Trust breeds confidence, and without confidence savers will not invest their capital with borrowers, or invest for the long term in pensions or other financial products. Quite clearly, this would not be a sustainable future for the global financial markets if participants cannot trust the markets to deliver reward in exchange for risk – in a transparent and ethical fashion.
Fundamentally, whilst economic recovery may be on the horizon, the uncomfortable truths revealed by the financial crisis and its aftermath will not easily be forgotten, and cannot be resolved simply by a return to growth. Ongoing scandals around practices of mis-selling, fraud, excessive reward of high risk and ‘turning a blind eye’ to corrupt and unethical conduct, have shown that for too many professionals their work has become disconnected from its original purpose.
That purpose should be one of serving the client first to help them make the best decisions to secure their financial future, with the ultimate goal of creating a stable, prosperous society. Instead, the perception of the investment industry is one that serves the professionals first and incentivises the worst kinds of behaviour.
Attitudes must change, and this change needs to come from the top. A report titled “A Crisis of Culture” by the Economist Intelligence Unit sponsored by CFA Institute asked c-suite industry executives about their attitude towards ethical conduct.

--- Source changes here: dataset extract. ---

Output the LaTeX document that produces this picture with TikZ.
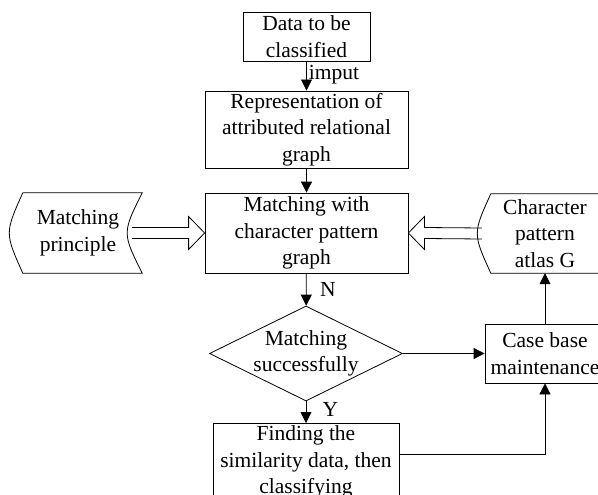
\documentclass[tikz,border=0pt]{standalone}
\usepackage{fontspec}
\setmainfont{Liberation Serif}
\usetikzlibrary{arrows.meta,calc,shapes.geometric}
\tikzset{
  box/.style={draw,line width=0.8pt,align=center,inner sep=2pt},
  store/.style={align=center,inner sep=0pt},
  flow/.style={line width=0.8pt,-{Triangle[length=11pt,width=11pt]}},
  hollow/.style={line width=0.8pt},
}
\begin{document}
\begin{tikzpicture}[x=1pt,y=-1pt,font=\fontsize{21.5}{26.7}\selectfont]
\useasboundingbox (0,0) rectangle (598,495);
% boxes
\node[box,minimum width=127pt,minimum height=49pt] (data) at (306.5,36.5) {Data to be\\classified};
\node[box,minimum width=203pt,minimum height=75pt] (rep) at (306.5,129.5) {Representation of\\attributed relational\\graph};
\node[box,minimum width=203pt,minimum height=80pt] (mw) at (306.5,233) {Matching with\\character pattern\\graph};
\node[store,minimum width=128pt,minimum height=80pt] (mp) at (78,233) {Matching\\principle};
\node[store,minimum width=126pt,minimum height=79pt] (at) at (545,233.5) {Character\\pattern\\atlas G};
\node[diamond,draw,line width=0.8pt,minimum width=193pt,minimum height=95pt,inner sep=0pt] (dec) at (306,353.5) {};
\node[align=center,inner sep=0pt] (dectext) at (dec.center) {Matching\\successfully};
\node[box,minimum width=120pt,minimum height=59pt] (case) at (545,353.5) {Case base\\maintenance};
\node[box,minimum width=186pt,anchor=north] (find) at (306,423) {Finding the\\similarity data, then\\classifying};
% stored data outlines
\foreach \n/\e in {mp/0,at/14}
  \draw[line width=0.8pt] ([xshift=9pt]\n.north west) -- ([xshift=\e pt]\n.north east)
    .. controls ([xshift=\e pt-20pt]\n.east) .. ([xshift=\e pt]\n.south east)
    -- ([xshift=9pt]\n.south west)
    .. controls ([xshift=-9pt]\n.west) .. ([xshift=9pt]\n.north west);
% hollow arrows
\draw[hollow] ($(mp.east)+(-10,-5.5)$) -- ($(mw.west)+(-16,-5.5)$) -- ++(0,-11)
  -- (mw.west) -- ($(mw.west)+(-16,16.5)$) -- ++(0,-11) -- ($(mp.east)+(-10,5.5)$);
\draw[hollow] ($(at.west)+(0,-5.5)$) -- ($(mw.east)+(16,-5.5)$) -- ++(0,-11)
  -- (mw.east) -- ($(mw.east)+(16,16.5)$) -- ++(0,-11) -- ($(at.west)+(0,5.5)$);
% connectors
\draw[flow] (data) -- node[right,inner sep=2pt,yshift=1pt] (imput) {imput} (rep);
\draw[flow] (rep) -- (mw);
\draw[flow] (mw) -- node[right,xshift=10pt] (nlab) {N} (dec);
\draw[flow] (dec) -- node[right,xshift=13pt,yshift=3pt] (ylab) {Y} (find);
\draw[flow] (dec.east) -- (case.west);
\draw[flow] (case.north) -- (case.north |- at.south);
\coordinate (fout) at ($(find.north east)+(0,31)$);
\draw[flow] (fout) -| (case.south);
\end{tikzpicture}
\end{document}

Whilst the overwhelming majority of those surveyed acknowledge the importance of ethical standards being in place within their organisation, 53 percent believe it is necessary to be “flexible” on ethical standards to progress in their careers.

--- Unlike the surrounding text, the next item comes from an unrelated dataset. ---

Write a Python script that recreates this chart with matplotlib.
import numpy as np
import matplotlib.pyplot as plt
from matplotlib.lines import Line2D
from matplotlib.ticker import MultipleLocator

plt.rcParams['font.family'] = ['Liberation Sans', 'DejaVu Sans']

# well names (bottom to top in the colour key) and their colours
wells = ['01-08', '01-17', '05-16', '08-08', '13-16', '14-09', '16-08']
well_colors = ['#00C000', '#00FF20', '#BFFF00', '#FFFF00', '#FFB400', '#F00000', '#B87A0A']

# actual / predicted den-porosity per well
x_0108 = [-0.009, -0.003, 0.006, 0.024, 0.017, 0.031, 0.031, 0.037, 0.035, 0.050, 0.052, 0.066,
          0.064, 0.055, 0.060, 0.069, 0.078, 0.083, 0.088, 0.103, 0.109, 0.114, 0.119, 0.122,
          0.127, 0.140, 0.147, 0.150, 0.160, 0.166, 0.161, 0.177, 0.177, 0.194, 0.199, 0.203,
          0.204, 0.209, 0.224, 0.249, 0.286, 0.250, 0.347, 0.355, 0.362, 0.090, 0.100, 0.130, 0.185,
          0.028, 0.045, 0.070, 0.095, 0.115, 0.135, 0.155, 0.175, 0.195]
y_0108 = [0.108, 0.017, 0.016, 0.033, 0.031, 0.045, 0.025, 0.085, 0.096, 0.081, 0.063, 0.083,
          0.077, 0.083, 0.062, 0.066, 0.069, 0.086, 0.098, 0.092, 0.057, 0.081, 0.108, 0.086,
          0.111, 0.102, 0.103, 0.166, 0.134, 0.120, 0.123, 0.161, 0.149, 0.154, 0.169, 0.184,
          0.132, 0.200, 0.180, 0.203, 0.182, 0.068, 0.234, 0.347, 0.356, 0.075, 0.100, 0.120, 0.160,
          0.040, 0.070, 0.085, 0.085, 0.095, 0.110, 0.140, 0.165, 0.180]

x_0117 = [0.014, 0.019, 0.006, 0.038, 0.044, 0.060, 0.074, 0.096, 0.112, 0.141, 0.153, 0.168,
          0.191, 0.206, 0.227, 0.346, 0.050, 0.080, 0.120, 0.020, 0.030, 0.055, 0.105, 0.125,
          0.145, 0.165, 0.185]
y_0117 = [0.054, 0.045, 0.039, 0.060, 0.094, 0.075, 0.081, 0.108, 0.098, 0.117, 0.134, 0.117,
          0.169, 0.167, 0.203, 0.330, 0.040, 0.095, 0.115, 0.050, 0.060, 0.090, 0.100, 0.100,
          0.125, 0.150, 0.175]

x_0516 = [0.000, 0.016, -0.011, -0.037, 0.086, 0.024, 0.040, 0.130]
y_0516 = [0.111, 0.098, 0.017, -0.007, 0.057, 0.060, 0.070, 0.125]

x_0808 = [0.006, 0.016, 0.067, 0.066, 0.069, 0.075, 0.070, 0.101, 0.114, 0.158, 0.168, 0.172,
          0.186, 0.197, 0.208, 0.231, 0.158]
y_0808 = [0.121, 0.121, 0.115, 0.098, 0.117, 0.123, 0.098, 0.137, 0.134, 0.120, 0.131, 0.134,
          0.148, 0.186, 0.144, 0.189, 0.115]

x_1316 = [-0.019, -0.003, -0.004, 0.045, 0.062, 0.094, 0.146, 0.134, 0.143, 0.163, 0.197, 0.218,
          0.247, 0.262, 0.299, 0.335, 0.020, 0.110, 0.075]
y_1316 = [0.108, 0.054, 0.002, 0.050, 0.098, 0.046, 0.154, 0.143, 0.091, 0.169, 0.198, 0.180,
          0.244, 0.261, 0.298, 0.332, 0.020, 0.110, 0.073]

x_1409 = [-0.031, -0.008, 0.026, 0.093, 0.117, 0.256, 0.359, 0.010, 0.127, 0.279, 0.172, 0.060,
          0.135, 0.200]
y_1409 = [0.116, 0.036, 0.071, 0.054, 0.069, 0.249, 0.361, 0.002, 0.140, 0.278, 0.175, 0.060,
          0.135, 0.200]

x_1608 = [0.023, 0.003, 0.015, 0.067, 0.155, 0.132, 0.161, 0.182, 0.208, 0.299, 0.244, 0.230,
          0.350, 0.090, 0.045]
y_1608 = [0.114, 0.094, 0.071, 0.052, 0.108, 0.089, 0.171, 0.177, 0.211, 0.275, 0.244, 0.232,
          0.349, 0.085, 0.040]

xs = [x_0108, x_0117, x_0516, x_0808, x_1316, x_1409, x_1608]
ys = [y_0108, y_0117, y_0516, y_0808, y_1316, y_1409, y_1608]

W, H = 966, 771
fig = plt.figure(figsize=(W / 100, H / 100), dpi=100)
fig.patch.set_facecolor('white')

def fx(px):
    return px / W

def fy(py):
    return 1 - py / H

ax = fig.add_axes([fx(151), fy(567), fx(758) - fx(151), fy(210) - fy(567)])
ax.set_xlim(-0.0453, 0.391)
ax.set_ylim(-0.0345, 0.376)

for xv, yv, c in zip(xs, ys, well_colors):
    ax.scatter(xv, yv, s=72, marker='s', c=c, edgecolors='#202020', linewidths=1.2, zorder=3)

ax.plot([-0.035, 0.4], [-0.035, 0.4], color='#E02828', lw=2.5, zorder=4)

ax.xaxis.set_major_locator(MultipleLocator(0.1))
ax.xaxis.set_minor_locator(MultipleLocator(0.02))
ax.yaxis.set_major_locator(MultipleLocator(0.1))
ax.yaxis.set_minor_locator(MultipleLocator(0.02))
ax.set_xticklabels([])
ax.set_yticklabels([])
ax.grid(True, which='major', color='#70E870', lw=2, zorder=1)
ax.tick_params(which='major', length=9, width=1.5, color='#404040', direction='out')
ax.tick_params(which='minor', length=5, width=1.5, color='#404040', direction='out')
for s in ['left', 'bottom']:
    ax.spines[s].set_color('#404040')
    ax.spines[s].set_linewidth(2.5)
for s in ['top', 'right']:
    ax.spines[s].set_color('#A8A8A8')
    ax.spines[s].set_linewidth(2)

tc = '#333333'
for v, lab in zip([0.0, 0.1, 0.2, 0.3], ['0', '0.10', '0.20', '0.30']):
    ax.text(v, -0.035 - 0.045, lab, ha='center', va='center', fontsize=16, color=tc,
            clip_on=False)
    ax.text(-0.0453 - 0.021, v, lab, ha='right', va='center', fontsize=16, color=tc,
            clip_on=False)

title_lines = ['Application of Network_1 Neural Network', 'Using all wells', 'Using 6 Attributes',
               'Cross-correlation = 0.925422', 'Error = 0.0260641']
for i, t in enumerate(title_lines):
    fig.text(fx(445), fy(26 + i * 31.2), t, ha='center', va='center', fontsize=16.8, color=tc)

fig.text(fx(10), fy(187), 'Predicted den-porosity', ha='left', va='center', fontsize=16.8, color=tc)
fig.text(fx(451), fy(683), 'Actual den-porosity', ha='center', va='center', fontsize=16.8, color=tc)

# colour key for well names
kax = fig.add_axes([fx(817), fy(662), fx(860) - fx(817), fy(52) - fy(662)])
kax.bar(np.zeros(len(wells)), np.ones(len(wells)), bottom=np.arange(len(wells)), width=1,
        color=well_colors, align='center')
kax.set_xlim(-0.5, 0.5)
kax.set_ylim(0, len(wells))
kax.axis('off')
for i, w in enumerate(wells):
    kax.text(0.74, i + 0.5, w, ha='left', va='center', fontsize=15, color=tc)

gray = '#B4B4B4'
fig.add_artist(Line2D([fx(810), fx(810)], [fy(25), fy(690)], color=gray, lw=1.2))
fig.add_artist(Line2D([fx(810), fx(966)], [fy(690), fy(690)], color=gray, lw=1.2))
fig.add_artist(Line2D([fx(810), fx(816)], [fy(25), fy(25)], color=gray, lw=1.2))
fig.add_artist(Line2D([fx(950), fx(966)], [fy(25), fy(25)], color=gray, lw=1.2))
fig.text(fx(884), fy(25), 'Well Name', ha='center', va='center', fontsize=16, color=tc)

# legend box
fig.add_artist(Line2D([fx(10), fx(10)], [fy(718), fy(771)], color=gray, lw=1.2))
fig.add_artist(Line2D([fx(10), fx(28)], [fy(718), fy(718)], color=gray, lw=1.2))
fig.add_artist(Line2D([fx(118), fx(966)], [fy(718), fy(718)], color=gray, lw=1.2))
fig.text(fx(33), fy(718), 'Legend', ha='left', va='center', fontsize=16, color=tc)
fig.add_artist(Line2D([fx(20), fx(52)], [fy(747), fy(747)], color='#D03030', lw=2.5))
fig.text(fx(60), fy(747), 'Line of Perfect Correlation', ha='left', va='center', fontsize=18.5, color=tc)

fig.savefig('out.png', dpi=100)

This suggests that in some instances the introduction of ethical codes and processes pay little more than lip service to actually addressing the issue, and is not taken seriously at all levels of organisations. Our own members see this too, with over half of CFA charter holders stating in our 2014 Global Market Sentiment Survey that they believe that the lack of ethical culture in financial firms has been the biggest contributor to the lack of trust in the industry.

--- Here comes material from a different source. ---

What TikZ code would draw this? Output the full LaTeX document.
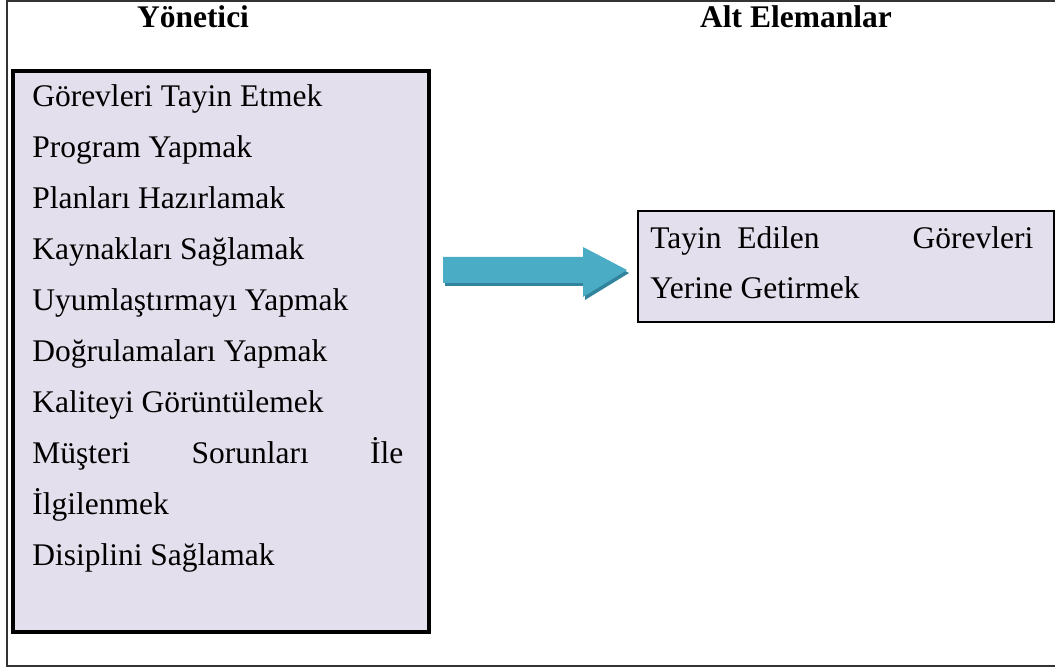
\documentclass[tikz,border=0pt]{standalone}
\usepackage{fontspec}
\setmainfont{Liberation Serif}
\definecolor{boxlilac}{HTML}{E4DFEC}
\definecolor{arrowteal}{HTML}{4BACC6}
\definecolor{arrowdark}{HTML}{31849B}
\begin{document}
\begin{tikzpicture}[x=0.025cm,y=-0.025cm,
    txt/.style={font=\fontsize{22.4}{27}\selectfont,inner sep=0pt,anchor=base west},
    head/.style={font=\fontsize{22.4}{27}\selectfont\bfseries,inner sep=0pt,anchor=base},
    panel/.style={draw=black,fill=boxlilac,line width=2.6pt}]
    \useasboundingbox (0,0) rectangle (1055,668);
    % outer frame
    \draw[line width=0.9pt,black!80] (1060,1) -- (7,1) -- (7,666) -- (1060,666);
    % headings
    \node[head] (yonetici) at (193,28) {Yönetici};
    \node[head] (altelem) at (796,28) {Alt Elemanlar};
    % boxes
    \draw[panel] (13,71) rectangle (429,632);
    \draw[panel,line width=2pt] (638,211) rectangle (1054,322);
    % manager tasks
    \foreach \task [count=\i] in {Görevleri Tayin Etmek, Program Yapmak,
        Planları Hazırlamak, Kaynakları Sağlamak, Uyumlaştırmayı Yapmak,
        Doğrulamaları Yapmak, Kaliteyi Görüntülemek,
        {\makebox[9.275cm][s]{Müşteri Sorunları İle}}, İlgilenmek,
        Disiplini Sağlamak}
        \node[txt] (task\i) at (32,{107+51*(\i-1)}) {\task};
    % subordinate task
    \node[txt] (sub1) at (650,249)
        {\makebox[9.575cm][l]{Tayin\hspace{0.5em}Edilen\hfill Görevleri}};
    \node[txt] (sub2) at (650,299) {Yerine Getirmek};
    % block arrow
    \fill[arrowdark] (445,260) -- (585,260) -- (585,250) -- (629,273) -- (585,300)
        -- (585,286) -- (445,286) -- cycle;
    \fill[arrowteal] (443,257) -- (583,257) -- (583,247) -- (627,270) -- (583,297)
        -- (583,283) -- (443,283) -- cycle;
\end{tikzpicture}
\end{document}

There are a number of ways in which organisations, led by senior executives, can introduce meaningful ethical standards and compliance. These include: emphasizing the importance of company protocols as part of induction programmes; encouraging an atmosphere that fosters confidence in speaking up and reporting concern about violations or potential conflicts; sharing examples of challenges have been faced and resolved; training and education for staff at all levels, both client facing and in a range of other critical functions such as IT, HR, accounting and legal.
In 2013 CFA Institute launched the Claritas Investment Certificate as a tool to help address knowledge gaps that have been identified across the industry. This programme is designed to be an introduction to the fundamentals of the investment industry to help those in the a number of professionals operating in the sector – we estimate that for every investment professional there are 9 other professionals also participating in the industry in fields such as IT, HR, and journalism – to help them better understand some of the complex concepts and terminology involved in investments, as well as their role in the wider industry.
There are numerous instances of catastrophic crises which have brought down entire institutions or markets that perhaps could have been avoided if someone in a role such as IT or administrative support had felt educated and qualified to question actions they were being asked to take, or to report concerns.
Being alert to these issues, and taking a broader look at our industry, is part of a call to action that we are CFA Institute are promoting: ‘the future of finance starts with you.’ This is a simple concept: from the c-suite of an investment bank to the recruitment companies hiring new staff and the accountants auditing financial statements, all those operating in the investment industry should take action to ensure the best decision-making and most responsible conduct.
This is a win-win proposition, because if those working in and around the sector are better educated about each other’s functions, and more aware of the common objective to service clients ethically and well, they can provide better services and solutions to one another which help deliver on that goal.
Likewise, there is also a role for investors themselves – a responsibility to be engaged shareholders and savvy investors, who ask questions, educate themselves about different products available, and scrutinize the information available to them.
This creates a system of fiduciary capitalism – the idea that shareholders and investors can influence the financial services industry for good.